Upgrade Your Child’s Focus with Just One Binder

Say goodbye to messy backpacks and lost papers with the One Binder Method!

The average student carries 10 folders, notebooks, and binders to school each day. Ouch! Talk about a heavy load — both physically AND mentally. The worst part? Most of this stuff is unused 90% of the time.

How in the world are children supposed to keep track of homework and papers when they could be in 1 of 10 places? Every handout, paper, or assignment forces your child to make a dozen decisions: Which binder? Where in the binder? Is there room? How many binders will I have to carry home?

No wonder papers end up crumpled at the bottom of backpacks and lost forever.

The Messy Side of a Messy Backpack

The impact of a bursting-at-the-seams backpack is bigger than a sore back.

A cluttered space is a sign of a cluttered mind, and research at Princeton University supports this.

A study by cognitive neuroscientist Sabine Kastner used Functional Magnetic Resonance Imaging (fMRI) to map the brain’s responses to performing tasks in organized and disorganized situations.

The conclusions are compelling — Kastner found that visual clutter competes with the brain’s ability to focus and perform other executive functions.

What does this mean?

You need to clear the clutter from your physical environment to clear your mental environment. Kastner’s research shows that your child (and you!) will be less irritable, less distracted, more productive, and able to process information more efficiently with an organized binder, locker, backpack, and dedicated study space.

Enter: The One Binder System

The One Binder System is a simple and cost-effective solution to chronic backpack clutter. It’s a tried and true Kaizen Education favourite for ALL age groups.

The Supplies List

  • Heavy-duty zippered binder
  • Package of plastic dividers with a build-in slide pocket with one divider per subject (I like AVERY #11903)
    Tabletop file box
  • Hanging folder folders with one per subject
Photo of a zippered binder, plastic divider tabs, and a hanging folder organizer.

How to Use the One Binder System

1. The Binder

One zippered binder is enough in most cases, especially if your child is in elementary school or studies subjects by semester.

If your child is in 7-8 classes, they may need two binders. Get 2 binders, different colours, grouped by subjects, days, or AM/PM classes.

Let your child choose their binder(s) so they are excited! A personalized keychain or charm on the zipper is a fun touch and makes the binder easy to identify.

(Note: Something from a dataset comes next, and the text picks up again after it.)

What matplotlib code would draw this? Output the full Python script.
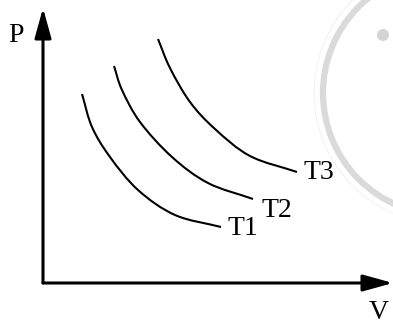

2. The Plastic Pocket Dividers

Plastic pocket dividers are ESSENTIAL. I like Avery 11903.

Label one divider per subject with HOMEWORK or HOT on the front pocket of each. A Sharpie works great for this. Engage your child by getting them to choose the colours for each subject. This pocket is where immediate and current work gets placed — no need to bumble through the rest of the binder, open rings, etc. Front of folder, front of mind.

The rest of the current unit can be stored in chronological order behind the designated divider. HOT items are moved from the front of the folder to the rings as it is completed (assuming it hasn’t been handed in).

Your child will carry the binder back and forth between school and home each day. The zipper keeps everything contained, including their planner, pens, pencils, and other ESSENTIAL school supplies. (In other words, they should not lug their geometry set around all year.)

3. The At-Home File Box

At the end of each unit, your child will remove all completed unit material and sort it into 2 piles: Recycle and Review.

Recycle materials go in the bin right away. There’s no space for extras!

Review material is clamped or stabled together, labeled with the unit name on the front page in a bold marker, and moved to the filing system. Your child will easily identify what’s important to keep for review because they have been keeping up with their daily active review each day, right??

And voila! With a single binder, your child has instant study guides and a lighter mental and physical load.